Le principe, en gros : Vous avez envie de proposer une aide pendant cette crise du coronavirus? Donnez nous votre nom, donnez nous votre adresse, laissez votre numéro de téléphone. Si vous voulez sur l'application, les gens peuvent les consulter et vous contacter s’ils en ont besoin. Et du coup dessus, on retrouve un peu de tout puisqu'il y a des assistantes maternelles qui sont au chômage technique et qui, du coup, proposent gratuitement leurs services. On a des chauffeurs Uber qui proposent gratuitement leurs services, des gens qui disent “je suis disponible en bonne santé, j suis volontaire pour aller faire des courses pour des personnes âgées”. J'ai vu un message qui me fait sourire, quelqu’un qui disait qu'il avait un Doliprane chez lui.. Et du coup, il y a des échanges qui lui sont assez inspirant sur la plateforme.
[00:24:31] On a le journal participatif dans le sang. On a été parmi les premiers à relancer le journalisme de solutions en France en 2015. L'application est typiquement quelque chose qui transpire le journalisme de solutions et l'utilité. On a une newsletter qui est dédiée à la gestion de crise en Italie. Comment ils gèrent, comment ils la vivent. Depuis le début, on dit qu'ils ont dix, quinze jours d'avance sur nous.
[00:26:25] On est en transformation digitale à marche forcée. Il y a plein d'individualités aussi qui sont réticents à la bascule numérique. Là, on est obligé de travailler sur de nouveaux outils. On est obligé de trouver de nouvelles manières de travailler. Des organisations se font en quelques jours alors que ça fait des mois, voire des années, que la plupart des journaux se cassent les dents dessus. Par contre, là, on voit surtout une accélération de tous les projets.
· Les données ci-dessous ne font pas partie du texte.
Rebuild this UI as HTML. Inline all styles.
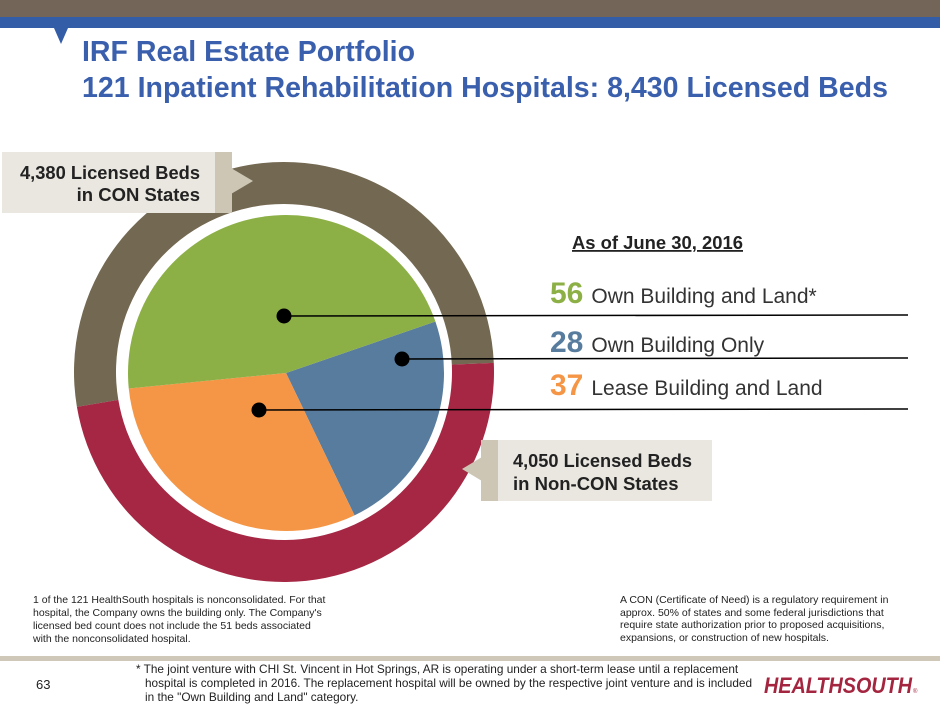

On a, comme tous les autres sites, des pics d'audience. Depuis le début de la crise, l'abonnement numérique marchait très bien chez nous. Là, même en ayant passé des contenus gratuits, les gens continuent de s'abonner.
[00:31:38] Je trouve que c’est une période qui est très stimulante, où on peut tester beaucoup de choses. En gros, on peut tester, se tromper. C'est pas très grave parce qu'il y a tellement de choses qui marchent à côté qu'on peut se planter sur un truc. On peut faire un chatbot dédié au coronavirus, si ça marche pas, ça marche pas.
[00:32:39] On voit que les gens ont envie de parler. On a mis en place un groupe privé sur Facebook où les gens peuvent se poster en photo chez eux, en télétravail ou en train de faire du yoga. Les gens ont besoin de partager en ce moment et de parler, même virtuellement, à d'autres gens. Et c'est ici qu'il faut qu'on arrive à trouver le bon créneau pour s'installer. J'aimerais bien dans les prochaines semaines, peut être, lancer des groupes de discussion sur le foot qui seraient animés par nos jeunes sportifs pour encore garder du lien avec nos lecteurs différemment.